La Manufacture collection

La Manufacture

Paris has a new lifestyle brand, created by Robert Acouri, founder of the Cider Group, and driven creatively by the Italian product designer Luca Nichetto and fashion consultant Milena Laquale. Boldly seeking not only to combine fresh fashion, product and furniture design in one place, it intends to stick its neck out and get creatives accomplished in their respective fields designing in a less familiar one. Cue the vast table with extruded aluminium legs by perfume entrepreneur and By Redo founder Ben Gorham. Other contributors include Nendo, Marco Dessi, Sebastian Herkner, Emma Boomkamp, Patrick Norguet, Elena Salmistraro, Todd Bracher. The new boutique, in the heart of the 3rd arrondissement, is designed by Nichetto to be a welcoming pace to linger and loaf. The ‘m’ from manufacture has cleverly worked its way into a number of the designs, including the interior architecture of the store.

Positions lights by Gofi


Starting with the ‘Lines and Dots’ family of pendant lights, under the name Home Adventures, Barcelona-based designers Alvaro Goula and Pablo Figuera evolved into Gofi in 2018 and have grown the collection to include a cohesive offering of lighting, chairs, tables, shelving and prints all with clean, graphic lines, punctuations of colour and a mix of materials including wood, marble, steel and glass. For spring 2020, Gofi showed in Paris for the first time and introduced a shorter size for their Fa lamp, and a new colour, yellow. Fa is named after the musical note and was designed originally to light up paintings in an exhibition at Barcelona’s Opera House.

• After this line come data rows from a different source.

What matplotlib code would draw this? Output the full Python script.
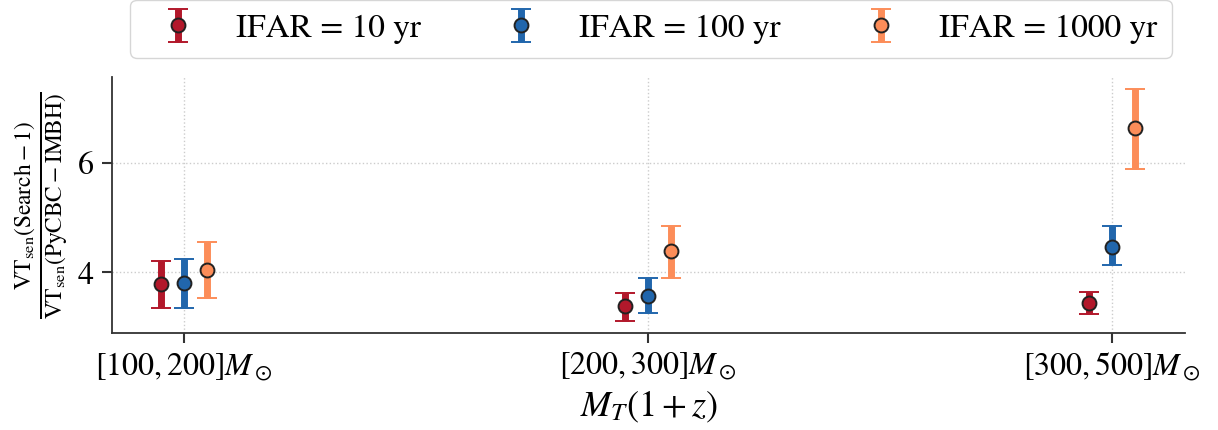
import numpy as np
import matplotlib
matplotlib.use("Agg")
import matplotlib.pyplot as plt

plt.rcParams['font.family'] = ['STIXGeneral', 'DejaVu Serif']
plt.rcParams['mathtext.fontset'] = 'stix'

bins = [r'$[100, 200]M_\odot$', r'$[200, 300]M_\odot$', r'$[300, 500]M_\odot$']
labels = ['IFAR = 10 yr', 'IFAR = 100 yr', 'IFAR = 1000 yr']
colors = ['#b2182b', '#2166ac', '#fc8d59']

# central values and lower/upper bounds per IFAR
vals = [[3.78, 3.38, 3.45],
        [3.80, 3.56, 4.47],
        [4.04, 4.38, 6.62]]
lows = [[3.35, 3.11, 3.24],
        [3.35, 3.25, 4.13],
        [3.53, 3.89, 5.89]]
highs = [[4.20, 3.62, 3.65],
         [4.25, 3.89, 4.84],
         [4.55, 4.85, 7.33]]
offsets = [-0.05, 0.0, 0.05]

fig, ax = plt.subplots(figsize=(12.18, 4.3), dpi=100)
fig.subplots_adjust(left=0.092, right=0.973, top=0.82, bottom=0.225)

x = np.arange(len(bins))
for i in range(3):
    v = np.array(vals[i])
    err = [v - np.array(lows[i]), np.array(highs[i]) - v]
    ax.errorbar(x + offsets[i], v, yerr=err, fmt='o', color=colors[i],
                ecolor=colors[i], elinewidth=5, capsize=7, capthick=3.4,
                markersize=10, markeredgecolor='#222222', markeredgewidth=1.4,
                label=labels[i])

ax.set_xlim(-0.155, 2.157)
ax.set_ylim(2.89, 7.55)
ax.set_yticks([4, 6])
ax.set_xticks(x)
ax.set_xticklabels(bins)
ax.tick_params(axis='both', labelsize=23, length=7, width=1.5, color='#333333', pad=6)
ax.grid(True, linestyle=':', color='#cccccc', linewidth=1)
for s in ['top', 'right']:
    ax.spines[s].set_visible(False)
for s in ['left', 'bottom']:
    ax.spines[s].set_color('#333333')
    ax.spines[s].set_linewidth(1.3)

ax.set_xlabel(r'$M_T(1+z)$', fontsize=26, labelpad=4)
ax.set_ylabel(r'$\frac{\mathrm{VT_{sen}(Search-1)}}{\mathrm{VT_{sen}(PyCBC-IMBH)}}$',
              fontsize=24, labelpad=6)

fig.legend(loc='lower center', bbox_to_anchor=(0.5345, 1 - 58 / 430), ncol=3,
           fontsize=24, frameon=True, columnspacing=2.0, handlelength=2,
           handletextpad=0.75, borderpad=0.42, borderaxespad=0, fancybox=True,
           edgecolor='#cccccc')

fig.savefig('out.png', dpi=100)
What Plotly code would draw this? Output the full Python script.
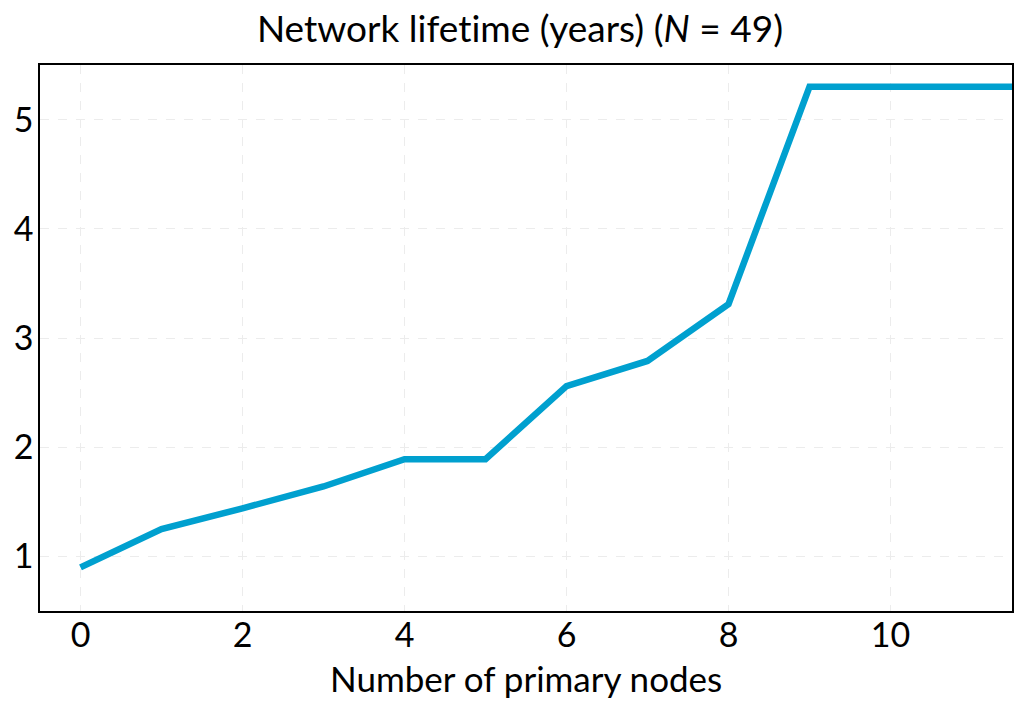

Maddison Square, Jazz Age Collection


Rug manufacturer Cogolin presented its new collection, The Jazz Age, an homage to the Art Deco period — closely tied to the origins of the company, which was launched by textile engineer Jean Lauer in 1924.  The six new rugs, designed by managing director Sarah Henry, have graphic patterns woven on a 19th-century Jacquard loom. Gold and silver Lurex have been added to the background as a contemporary flourish, and give depth to the of the geometric patterns created in wool, cotton and jute.